The fall box office season wasn't supposed to kick into gear until next week. No one expected much from either "The Visit" or "The Perfect Guy," two low-budget films with little or no star power that opened this weekend. Maybe both films would open around $17 or $18 million, with a slight edge going to M. Night Shyamalan's horror movie "The Visit" because it was opening on 850 more screens than its rival.

Instead, both movies opened big -- about $10 million above expectations. And romance/thriller "The Perfect Guy" edged out "The Visit" by about $1 million, with estimates placing its debut at $26.7 million to "The Visit's" $25.7 million. After several weeks of dog-days doldrums at the box office, we finally have a real surge in sales at the multiplex.

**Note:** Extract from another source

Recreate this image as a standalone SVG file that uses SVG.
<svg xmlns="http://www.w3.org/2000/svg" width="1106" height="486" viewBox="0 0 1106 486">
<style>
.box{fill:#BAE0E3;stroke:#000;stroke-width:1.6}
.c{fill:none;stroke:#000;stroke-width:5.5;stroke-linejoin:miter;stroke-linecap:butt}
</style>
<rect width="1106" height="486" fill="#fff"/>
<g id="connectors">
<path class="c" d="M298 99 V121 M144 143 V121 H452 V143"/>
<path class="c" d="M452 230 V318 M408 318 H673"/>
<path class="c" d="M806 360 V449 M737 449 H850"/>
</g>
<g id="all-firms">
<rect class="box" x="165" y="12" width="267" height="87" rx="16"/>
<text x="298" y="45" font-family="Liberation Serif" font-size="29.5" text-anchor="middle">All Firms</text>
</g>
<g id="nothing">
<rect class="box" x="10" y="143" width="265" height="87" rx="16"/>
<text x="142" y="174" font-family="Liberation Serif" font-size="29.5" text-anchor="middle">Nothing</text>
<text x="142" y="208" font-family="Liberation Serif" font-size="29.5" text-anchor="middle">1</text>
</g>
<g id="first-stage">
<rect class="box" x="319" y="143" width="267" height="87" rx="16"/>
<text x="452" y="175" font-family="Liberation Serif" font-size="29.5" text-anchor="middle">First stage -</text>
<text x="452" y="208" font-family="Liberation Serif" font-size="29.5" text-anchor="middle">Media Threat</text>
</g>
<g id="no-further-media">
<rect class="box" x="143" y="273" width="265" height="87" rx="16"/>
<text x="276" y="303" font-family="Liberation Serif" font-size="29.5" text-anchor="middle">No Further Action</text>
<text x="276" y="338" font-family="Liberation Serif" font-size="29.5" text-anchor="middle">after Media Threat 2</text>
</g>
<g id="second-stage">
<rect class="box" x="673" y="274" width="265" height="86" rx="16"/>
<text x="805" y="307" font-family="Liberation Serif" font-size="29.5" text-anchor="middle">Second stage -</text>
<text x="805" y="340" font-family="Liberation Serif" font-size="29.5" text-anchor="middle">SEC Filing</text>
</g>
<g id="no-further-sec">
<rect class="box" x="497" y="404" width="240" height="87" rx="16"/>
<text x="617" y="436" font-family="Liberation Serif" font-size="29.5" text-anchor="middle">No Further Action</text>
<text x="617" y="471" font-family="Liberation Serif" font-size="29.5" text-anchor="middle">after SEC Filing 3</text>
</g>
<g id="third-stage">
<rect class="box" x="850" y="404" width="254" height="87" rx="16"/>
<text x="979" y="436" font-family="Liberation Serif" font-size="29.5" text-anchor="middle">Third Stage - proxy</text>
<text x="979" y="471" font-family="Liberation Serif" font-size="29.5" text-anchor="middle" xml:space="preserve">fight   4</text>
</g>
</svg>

What happened? How were the pundits all caught off guard? Here are some possible answers.

African-American Audiences Are Underserved

This should be obvious, and yet it's not. It's well-known that black viewers don't see their experience reflected often in mainstream Hollywood movies, which still feature predominantly white casts. So when we get a mini-wave of movies with black casts -- summer sleeper "Straight Outta Compton," religious drama "The War Room," and now, "The Perfect Guy" -- is it any wonder that black viewers come out in droves to see these films?

There's Star Power, and Then There's Star Power

"Perfect Guy" leads Sanaa Lathan, Michael Ealy, and Morris Chestnut may not be household names among all viewers, but African-American audiences know them well -- Lathan and Chestnut from the "Best Man" movies and Ealy from the "Think Like a Man" series. So the movie did benefit from their unique brand of star power.

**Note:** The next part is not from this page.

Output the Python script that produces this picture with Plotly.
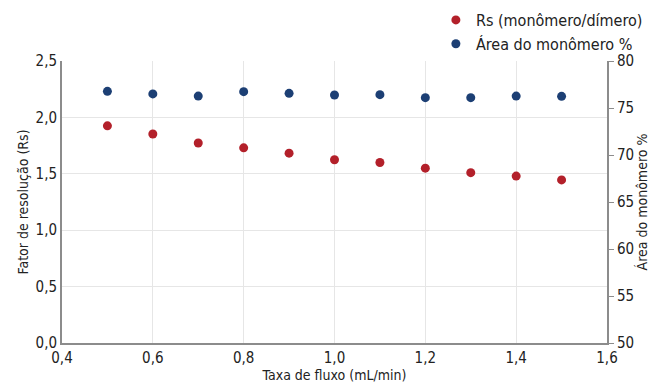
import plotly.graph_objects as go

flow = [0.5, 0.6, 0.7, 0.8, 0.9, 1.0, 1.1, 1.2, 1.3, 1.4, 1.5]
rs = [1.925, 1.853, 1.773, 1.73, 1.683, 1.625, 1.60, 1.55, 1.51, 1.48, 1.446]
area = [76.77, 76.5, 76.27, 76.74, 76.56, 76.38, 76.42, 76.1, 76.1, 76.27, 76.24]

FONT = "DejaVu Sans Condensed, Roboto, sans-serif"
RED = "#b3202a"
BLUE = "#1c3f74"
AX = "#8c8c8c"

fig = go.Figure()
fig.add_trace(go.Scatter(x=flow, y=rs, mode="markers", name="Rs (monômero/dímero)",
                         marker=dict(color=RED, size=9)))
fig.add_trace(go.Scatter(x=flow, y=area, mode="markers", name="Área do monômero %",
                         marker=dict(color=BLUE, size=9), yaxis="y2"))

fig.update_layout(
    width=648, height=377,
    margin=dict(l=54, r=49, t=53, b=42, autoexpand=False),
    paper_bgcolor="white", plot_bgcolor="white",
    separators=", ",
    font=dict(family=FONT, size=15, color="#222"),
    showlegend=True,
    legend=dict(x=1.075, xanchor="right", y=1.0, yanchor="bottom", font=dict(size=16),
                itemsizing="trace", tracegroupgap=0, bgcolor="rgba(0,0,0,0)",
                itemwidth=30),
    xaxis=dict(range=[0.4, 1.6], dtick=0.2, tickformat=".1f", showgrid=True, gridcolor="#e6e6e6",
               showline=True, linecolor=AX, linewidth=2, ticks="", zeroline=False, automargin=False,
               title=dict(text="Taxa de fluxo (mL/min)", standoff=0, font=dict(size=14))),
    yaxis=dict(range=[0, 2.5], dtick=0.5, tickformat=".1f", showgrid=True, gridcolor="#e6e6e6",
               showline=True, linecolor=AX, linewidth=2, ticks="", zeroline=False, automargin=False,
               title=dict(text="Fator de resolução (Rs)", standoff=4, font=dict(size=14))),
    yaxis2=dict(range=[50, 80], dtick=5, overlaying="y", side="right", showgrid=False,
                showline=True, linecolor=AX, linewidth=2, ticks="outside", ticklen=5, tickcolor=AX,
                zeroline=False, automargin=False,
                title=dict(text="Área do monômero %", standoff=0, font=dict(size=14))),
)

fig.write_html("out.html")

So did "The Visit," but not from its actors. Rather, the star of "The Visit" is director Shyamalan, whose early spooky hits like "The Sixth Sense" and "Signs" made him a brand name and a one-man genre. Granted, that was a long time ago, and Shyamalan all but trashed his own brand with big flops like "The Happening," "The Last Airbender," and "After Earth."

Critics have seen "The Visit" as a return to the sort of modest, atmospheric, kid-centered horror that was his forte, but those hits were so long ago (from 1999 through 2004) that pundits weren't sure whether viewers remembered them better than his recent duds. Turns out they did, and that the Shyamalan brand still does have some drawing power, as long as he's making his old-school horror and not elaborate sci-fi/fantasy spectacle.

The Studio Touch

The other secret weapon behind "The Visit" was likely its distributor, Universal, which has dominated the box office this year like no studio since Disney in 1999 (which, by the way, was the year that Disney released "The Sixth Sense"). Big Hollywood studios don't always do well with small-scale movies ("The Visit" was made for just $5 million), but Universal correctly recognized that the film could succeed with a very wide release (nearly 3,100 screens) and proper marketing that emphasized Shyamalan's name and the rural-horror premise.

Don't shortchange Sony, though. The studio's ScreenGems label, which released "Perfect Guy," has a great deal of success with small-scale African-American films, including "The Wedding Ringer" and the "Think Like a Man" films. As a so-called specialty-films division, Screen Gems is well equipped to market low-budget films ("Perfect Guy" cost $12 million) while being backed with enough Sony muscle to book wide-release distribution, in this case, at more than 2,200 venues.

Other Underserved Audiences

"Perfect Guy" didn't just appeal to black viewers, but also to women in general (its plot about a successful woman whose new boyfriend turns out to be a dangerous creep is pretty universal) and to older viewers. Exit polling showed its audience to be 69 percent female and 58 percent over the age of 25. It may have swiped some of the potential ticket buyers for "The Visit," which, like most horror films, also skewed predominantly female 60 percent).

Rusty Box Office Tracking

As a group, the box office predictors have gotten it wrong a lot this summer -- arguably more than any other year -- with lowball predictions for a number of hit movies. In the case of "Jurassic World," they were off by tens of millions of dollars, and they didn't anticipate the successes of sleepers like "Compton" or "War Room." Are they still clinging to old assumptions about what sort of star power is still a box office draw these days, or the hunger of audiences other than teenage boys to see a wide variety of non-comic-book life experiences on the big screen?

If so, maybe surprise hits like "Perfect Guy" and "The Visit" can serve as a wake-up call.